Comment by mananaysiempre

Comment by mananaysiempre 8 hours ago

4 replies

WTF-8 is more or less the obvious thing to use when NT/Java/JavaScript-style WTF-16 needs to fit into a UTF-8-shaped hole. And yes, it’s UTF-8 except you can encode surrogates except those surrogates can’t form a valid pair (use the normal UTF-8 encoding of the codepoint designated by that pair in that case).

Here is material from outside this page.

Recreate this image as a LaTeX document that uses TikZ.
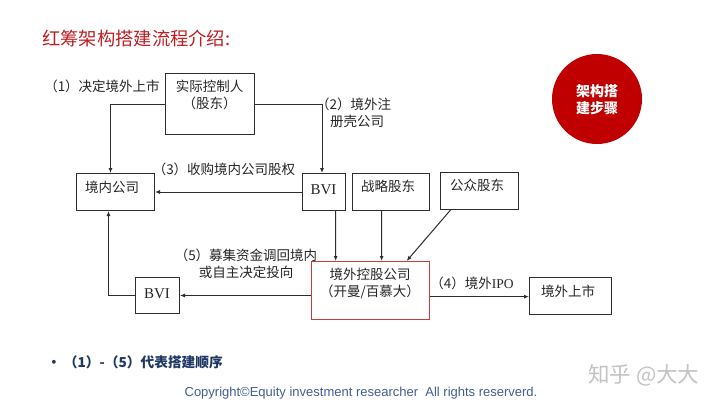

(Some people instead encode each WTF-16 surrogate independently regardless of whether it participates in a valid pair or not, yielding an UTF-8-like but UTF-8-incompatible-beyond-U+FFFF thing usually called CESU-8. We don’t talk about those people.)

layer8 7 hours ago

The parent’s point was that “potentially ill-formed UTF-16" and "WTF-8" are inherently different encodings (16-bit word sequence vs. byte sequence), and thus not “aka”.

  • csande17 7 hours ago

    Although they're different encodings, the thing that they are encoding is exactly the same. I kinda wish I could edit "string representation" to "modeling valid strings" or something in my original comment for clarity...

    • layer8 5 hours ago

      By that logic, you could say ‘“UTF-8” aka “UTF-32”’, since they are encoding the same value space. But that’s just wrong.

      • deathanatos an hour ago

        The type is the same, i.e., if you look at a type as an infinite set of values, they are the same infinite set. Yes, their in-memory representations might differ, but it means all values in one exist in the other, and only those, so conversion between them are infallible.

        So in your last example, UTF-8 & UTF-32 are the same type, containing the same infinite set of values, and ­— of course — one can convert between them infallibly.

        But you can't encode arbitrary Go strings in WTF-8 (some are not representable), you can't encode arbitrary Python strings in UTF-8 or WTF-8 (n.b. that upthread is wrong about Python being equivalent to Unicode scalars/well-formed UTF-*.) and attempts to do so might error. (E.g., `.encode('utf-8')` in Python on a `str` can raise.)